:: GIVEN INSTRUCTION ::
Return the listing below verbatim. Pictures do not belong in the copy.
[begin DATA]
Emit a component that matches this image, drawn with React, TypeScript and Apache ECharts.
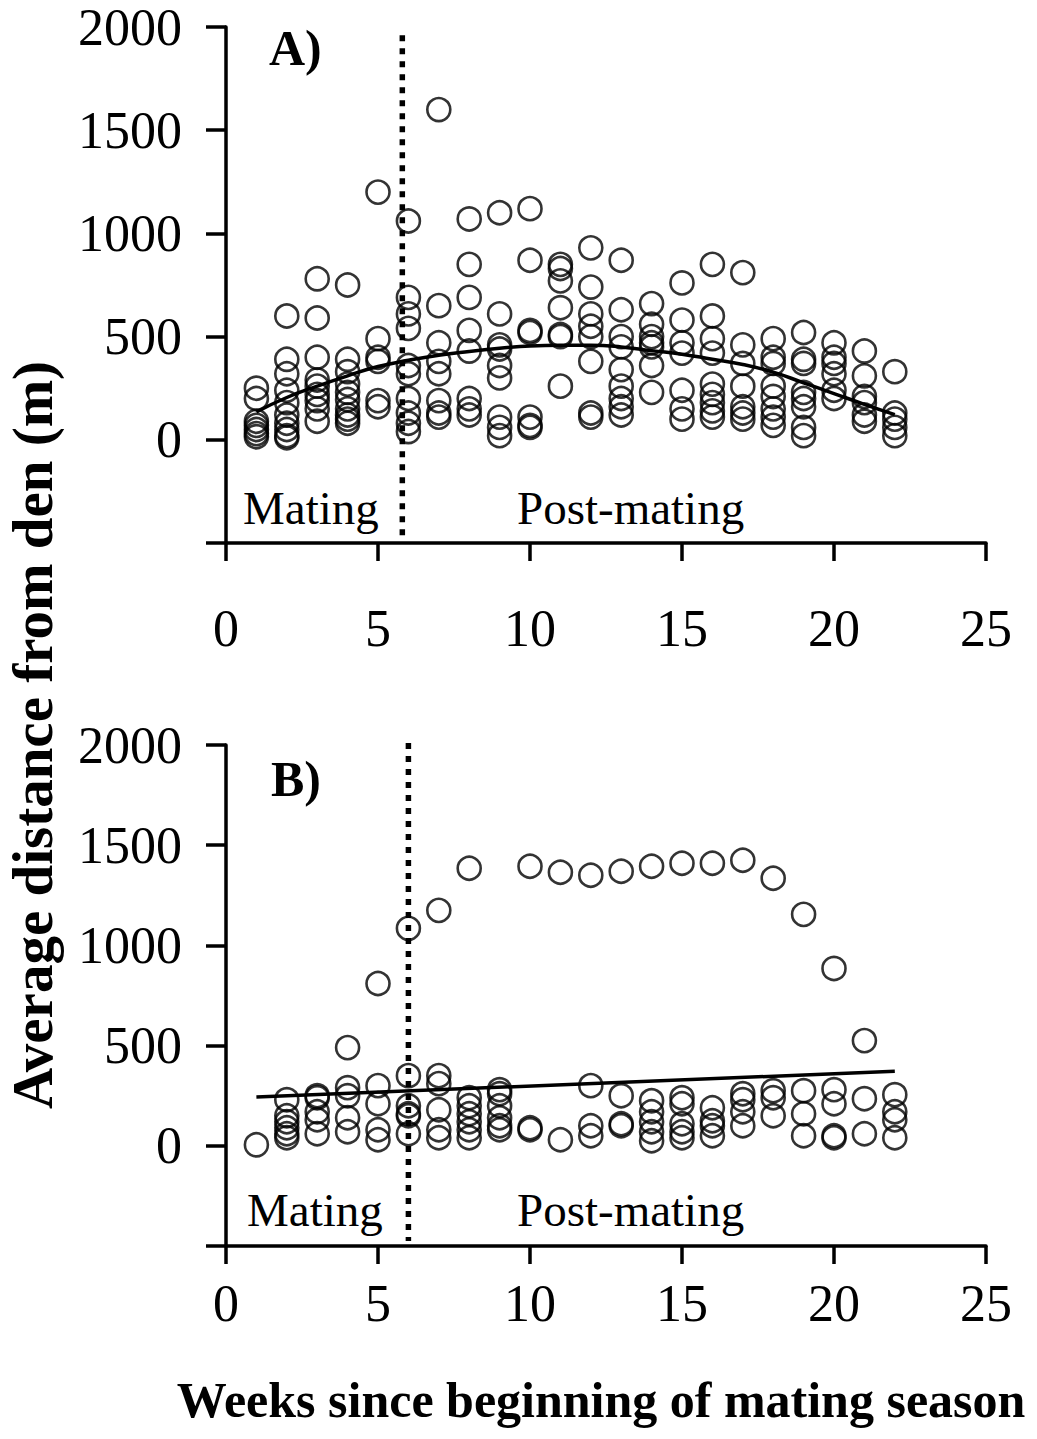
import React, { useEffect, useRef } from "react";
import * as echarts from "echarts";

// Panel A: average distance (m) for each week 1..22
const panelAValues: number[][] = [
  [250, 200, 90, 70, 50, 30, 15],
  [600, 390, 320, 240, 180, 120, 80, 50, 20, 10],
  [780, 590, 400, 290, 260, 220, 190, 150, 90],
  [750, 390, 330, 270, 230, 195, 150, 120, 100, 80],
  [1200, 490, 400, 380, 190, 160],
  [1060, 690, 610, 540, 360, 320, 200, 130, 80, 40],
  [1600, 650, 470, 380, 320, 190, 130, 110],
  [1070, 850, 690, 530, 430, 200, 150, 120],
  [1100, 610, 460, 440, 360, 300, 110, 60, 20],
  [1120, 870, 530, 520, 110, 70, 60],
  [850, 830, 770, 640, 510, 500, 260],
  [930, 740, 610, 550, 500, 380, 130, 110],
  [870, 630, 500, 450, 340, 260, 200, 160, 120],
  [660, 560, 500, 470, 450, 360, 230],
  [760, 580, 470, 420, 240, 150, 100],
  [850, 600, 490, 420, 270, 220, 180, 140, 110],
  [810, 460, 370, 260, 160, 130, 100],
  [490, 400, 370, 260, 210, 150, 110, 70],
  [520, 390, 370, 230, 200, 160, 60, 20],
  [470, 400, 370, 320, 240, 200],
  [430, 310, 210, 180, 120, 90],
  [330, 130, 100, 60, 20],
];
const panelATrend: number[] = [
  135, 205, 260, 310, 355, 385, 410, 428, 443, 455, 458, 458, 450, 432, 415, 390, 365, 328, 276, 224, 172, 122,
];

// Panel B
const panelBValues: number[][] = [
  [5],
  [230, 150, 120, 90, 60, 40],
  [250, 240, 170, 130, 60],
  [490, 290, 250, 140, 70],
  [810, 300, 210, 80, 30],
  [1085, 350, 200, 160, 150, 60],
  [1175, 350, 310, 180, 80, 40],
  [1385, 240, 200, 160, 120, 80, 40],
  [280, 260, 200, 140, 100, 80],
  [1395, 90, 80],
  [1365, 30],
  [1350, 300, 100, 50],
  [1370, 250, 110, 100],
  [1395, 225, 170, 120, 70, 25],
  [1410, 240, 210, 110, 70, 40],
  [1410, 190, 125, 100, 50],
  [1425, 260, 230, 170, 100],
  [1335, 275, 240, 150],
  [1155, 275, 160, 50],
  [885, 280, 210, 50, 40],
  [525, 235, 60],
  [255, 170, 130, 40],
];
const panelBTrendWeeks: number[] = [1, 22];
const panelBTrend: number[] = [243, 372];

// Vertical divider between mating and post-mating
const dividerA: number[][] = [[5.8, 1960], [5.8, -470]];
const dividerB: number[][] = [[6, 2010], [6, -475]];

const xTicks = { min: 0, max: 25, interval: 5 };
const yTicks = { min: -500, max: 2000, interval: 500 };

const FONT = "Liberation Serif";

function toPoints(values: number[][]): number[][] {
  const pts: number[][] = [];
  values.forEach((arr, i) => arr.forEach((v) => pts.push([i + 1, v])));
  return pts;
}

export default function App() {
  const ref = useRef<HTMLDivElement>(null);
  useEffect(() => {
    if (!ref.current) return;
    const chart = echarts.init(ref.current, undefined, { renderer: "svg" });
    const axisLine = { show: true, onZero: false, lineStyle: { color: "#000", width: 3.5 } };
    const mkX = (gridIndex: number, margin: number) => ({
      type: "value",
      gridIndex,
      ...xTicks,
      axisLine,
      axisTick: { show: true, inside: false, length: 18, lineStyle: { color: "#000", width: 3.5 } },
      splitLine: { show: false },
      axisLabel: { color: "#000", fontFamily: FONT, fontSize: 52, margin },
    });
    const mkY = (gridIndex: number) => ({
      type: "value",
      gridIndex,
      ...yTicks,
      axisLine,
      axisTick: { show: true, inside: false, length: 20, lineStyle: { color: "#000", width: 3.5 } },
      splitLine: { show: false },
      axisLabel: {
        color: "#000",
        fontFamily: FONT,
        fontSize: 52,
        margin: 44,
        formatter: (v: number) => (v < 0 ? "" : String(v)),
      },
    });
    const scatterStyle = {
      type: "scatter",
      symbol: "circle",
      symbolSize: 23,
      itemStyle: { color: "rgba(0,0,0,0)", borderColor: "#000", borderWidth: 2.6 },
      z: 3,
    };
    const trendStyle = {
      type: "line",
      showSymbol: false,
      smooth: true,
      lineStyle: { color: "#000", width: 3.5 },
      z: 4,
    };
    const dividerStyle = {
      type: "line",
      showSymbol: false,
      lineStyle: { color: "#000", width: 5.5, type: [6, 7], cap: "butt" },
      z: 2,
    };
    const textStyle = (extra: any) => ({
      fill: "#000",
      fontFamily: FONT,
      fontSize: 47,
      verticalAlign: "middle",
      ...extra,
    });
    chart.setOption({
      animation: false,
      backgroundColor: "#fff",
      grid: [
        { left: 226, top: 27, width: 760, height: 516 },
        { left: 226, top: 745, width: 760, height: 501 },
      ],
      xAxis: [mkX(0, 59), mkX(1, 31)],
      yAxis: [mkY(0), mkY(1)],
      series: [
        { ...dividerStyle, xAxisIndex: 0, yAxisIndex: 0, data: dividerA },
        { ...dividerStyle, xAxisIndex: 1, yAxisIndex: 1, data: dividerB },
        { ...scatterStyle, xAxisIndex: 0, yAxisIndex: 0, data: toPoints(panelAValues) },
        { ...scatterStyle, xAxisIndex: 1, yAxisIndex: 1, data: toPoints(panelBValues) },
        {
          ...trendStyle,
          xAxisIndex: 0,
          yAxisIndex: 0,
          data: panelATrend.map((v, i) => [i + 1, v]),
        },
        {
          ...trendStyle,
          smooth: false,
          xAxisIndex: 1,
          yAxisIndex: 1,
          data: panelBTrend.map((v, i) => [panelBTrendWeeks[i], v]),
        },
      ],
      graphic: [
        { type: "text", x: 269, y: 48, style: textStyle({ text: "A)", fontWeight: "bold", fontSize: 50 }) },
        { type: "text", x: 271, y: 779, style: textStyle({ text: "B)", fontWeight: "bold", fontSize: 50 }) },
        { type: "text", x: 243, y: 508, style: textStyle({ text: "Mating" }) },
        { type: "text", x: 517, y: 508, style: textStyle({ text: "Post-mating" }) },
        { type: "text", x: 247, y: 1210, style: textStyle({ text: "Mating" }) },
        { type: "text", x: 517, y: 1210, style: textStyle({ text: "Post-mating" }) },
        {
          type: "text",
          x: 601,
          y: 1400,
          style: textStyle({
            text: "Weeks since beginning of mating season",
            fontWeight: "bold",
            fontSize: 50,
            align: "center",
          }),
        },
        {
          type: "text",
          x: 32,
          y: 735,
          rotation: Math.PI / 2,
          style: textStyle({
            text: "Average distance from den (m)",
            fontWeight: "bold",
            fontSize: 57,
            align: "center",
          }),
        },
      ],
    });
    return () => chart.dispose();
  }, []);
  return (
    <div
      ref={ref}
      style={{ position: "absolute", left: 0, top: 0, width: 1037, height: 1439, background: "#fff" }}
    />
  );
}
[end DATA]
:: RESULT OF THE EXERCISE ::
Emit a component that matches this image, drawn with React, TypeScript and Apache ECharts.
import React, { useEffect, useRef } from "react";
import * as echarts from "echarts";

// Panel A: average distance (m) for each week 1..22
const panelAValues: number[][] = [
  [250, 200, 90, 70, 50, 30, 15],
  [600, 390, 320, 240, 180, 120, 80, 50, 20, 10],
  [780, 590, 400, 290, 260, 220, 190, 150, 90],
  [750, 390, 330, 270, 230, 195, 150, 120, 100, 80],
  [1200, 490, 400, 380, 190, 160],
  [1060, 690, 610, 540, 360, 320, 200, 130, 80, 40],
  [1600, 650, 470, 380, 320, 190, 130, 110],
  [1070, 850, 690, 530, 430, 200, 150, 120],
  [1100, 610, 460, 440, 360, 300, 110, 60, 20],
  [1120, 870, 530, 520, 110, 70, 60],
  [850, 830, 770, 640, 510, 500, 260],
  [930, 740, 610, 550, 500, 380, 130, 110],
  [870, 630, 500, 450, 340, 260, 200, 160, 120],
  [660, 560, 500, 470, 450, 360, 230],
  [760, 580, 470, 420, 240, 150, 100],
  [850, 600, 490, 420, 270, 220, 180, 140, 110],
  [810, 460, 370, 260, 160, 130, 100],
  [490, 400, 370, 260, 210, 150, 110, 70],
  [520, 390, 370, 230, 200, 160, 60, 20],
  [470, 400, 370, 320, 240, 200],
  [430, 310, 210, 180, 120, 90],
  [330, 130, 100, 60, 20],
];
const panelATrend: number[] = [
  135, 205, 260, 310, 355, 385, 410, 428, 443, 455, 458, 458, 450, 432, 415, 390, 365, 328, 276, 224, 172, 122,
];

// Panel B
const panelBValues: number[][] = [
  [5],
  [230, 150, 120, 90, 60, 40],
  [250, 240, 170, 130, 60],
  [490, 290, 250, 140, 70],
  [810, 300, 210, 80, 30],
  [1085, 350, 200, 160, 150, 60],
  [1175, 350, 310, 180, 80, 40],
  [1385, 240, 200, 160, 120, 80, 40],
  [280, 260, 200, 140, 100, 80],
  [1395, 90, 80],
  [1365, 30],
  [1350, 300, 100, 50],
  [1370, 250, 110, 100],
  [1395, 225, 170, 120, 70, 25],
  [1410, 240, 210, 110, 70, 40],
  [1410, 190, 125, 100, 50],
  [1425, 260, 230, 170, 100],
  [1335, 275, 240, 150],
  [1155, 275, 160, 50],
  [885, 280, 210, 50, 40],
  [525, 235, 60],
  [255, 170, 130, 40],
];
const panelBTrendWeeks: number[] = [1, 22];
const panelBTrend: number[] = [243, 372];

// Vertical divider between mating and post-mating
const dividerA: number[][] = [[5.8, 1960], [5.8, -470]];
const dividerB: number[][] = [[6, 2010], [6, -475]];

const xTicks = { min: 0, max: 25, interval: 5 };
const yTicks = { min: -500, max: 2000, interval: 500 };

const FONT = "Liberation Serif";

function toPoints(values: number[][]): number[][] {
  const pts: number[][] = [];
  values.forEach((arr, i) => arr.forEach((v) => pts.push([i + 1, v])));
  return pts;
}

export default function App() {
  const ref = useRef<HTMLDivElement>(null);
  useEffect(() => {
    if (!ref.current) return;
    const chart = echarts.init(ref.current, undefined, { renderer: "svg" });
    const axisLine = { show: true, onZero: false, lineStyle: { color: "#000", width: 3.5 } };
    const mkX = (gridIndex: number, margin: number) => ({
      type: "value",
      gridIndex,
      ...xTicks,
      axisLine,
      axisTick: { show: true, inside: false, length: 18, lineStyle: { color: "#000", width: 3.5 } },
      splitLine: { show: false },
      axisLabel: { color: "#000", fontFamily: FONT, fontSize: 52, margin },
    });
    const mkY = (gridIndex: number) => ({
      type: "value",
      gridIndex,
      ...yTicks,
      axisLine,
      axisTick: { show: true, inside: false, length: 20, lineStyle: { color: "#000", width: 3.5 } },
      splitLine: { show: false },
      axisLabel: {
        color: "#000",
        fontFamily: FONT,
        fontSize: 52,
        margin: 44,
        formatter: (v: number) => (v < 0 ? "" : String(v)),
      },
    });
    const scatterStyle = {
      type: "scatter",
      symbol: "circle",
      symbolSize: 23,
      itemStyle: { color: "rgba(0,0,0,0)", borderColor: "#000", borderWidth: 2.6 },
      z: 3,
    };
    const trendStyle = {
      type: "line",
      showSymbol: false,
      smooth: true,
      lineStyle: { color: "#000", width: 3.5 },
      z: 4,
    };
    const dividerStyle = {
      type: "line",
      showSymbol: false,
      lineStyle: { color: "#000", width: 5.5, type: [6, 7], cap: "butt" },
      z: 2,
    };
    const textStyle = (extra: any) => ({
      fill: "#000",
      fontFamily: FONT,
      fontSize: 47,
      verticalAlign: "middle",
      ...extra,
    });
    chart.setOption({
      animation: false,
      backgroundColor: "#fff",
      grid: [
        { left: 226, top: 27, width: 760, height: 516 },
        { left: 226, top: 745, width: 760, height: 501 },
      ],
      xAxis: [mkX(0, 59), mkX(1, 31)],
      yAxis: [mkY(0), mkY(1)],
      series: [
        { ...dividerStyle, xAxisIndex: 0, yAxisIndex: 0, data: dividerA },
        { ...dividerStyle, xAxisIndex: 1, yAxisIndex: 1, data: dividerB },
        { ...scatterStyle, xAxisIndex: 0, yAxisIndex: 0, data: toPoints(panelAValues) },
        { ...scatterStyle, xAxisIndex: 1, yAxisIndex: 1, data: toPoints(panelBValues) },
        {
          ...trendStyle,
          xAxisIndex: 0,
          yAxisIndex: 0,
          data: panelATrend.map((v, i) => [i + 1, v]),
        },
        {
          ...trendStyle,
          smooth: false,
          xAxisIndex: 1,
          yAxisIndex: 1,
          data: panelBTrend.map((v, i) => [panelBTrendWeeks[i], v]),
        },
      ],
      graphic: [
        { type: "text", x: 269, y: 48, style: textStyle({ text: "A)", fontWeight: "bold", fontSize: 50 }) },
        { type: "text", x: 271, y: 779, style: textStyle({ text: "B)", fontWeight: "bold", fontSize: 50 }) },
        { type: "text", x: 243, y: 508, style: textStyle({ text: "Mating" }) },
        { type: "text", x: 517, y: 508, style: textStyle({ text: "Post-mating" }) },
        { type: "text", x: 247, y: 1210, style: textStyle({ text: "Mating" }) },
        { type: "text", x: 517, y: 1210, style: textStyle({ text: "Post-mating" }) },
        {
          type: "text",
          x: 601,
          y: 1400,
          style: textStyle({
            text: "Weeks since beginning of mating season",
            fontWeight: "bold",
            fontSize: 50,
            align: "center",
          }),
        },
        {
          type: "text",
          x: 32,
          y: 735,
          rotation: Math.PI / 2,
          style: textStyle({
            text: "Average distance from den (m)",
            fontWeight: "bold",
            fontSize: 57,
            align: "center",
          }),
        },
      ],
    });
    return () => chart.dispose();
  }, []);
  return (
    <div
      ref={ref}
      style={{ position: "absolute", left: 0, top: 0, width: 1037, height: 1439, background: "#fff" }}
    />
  );
}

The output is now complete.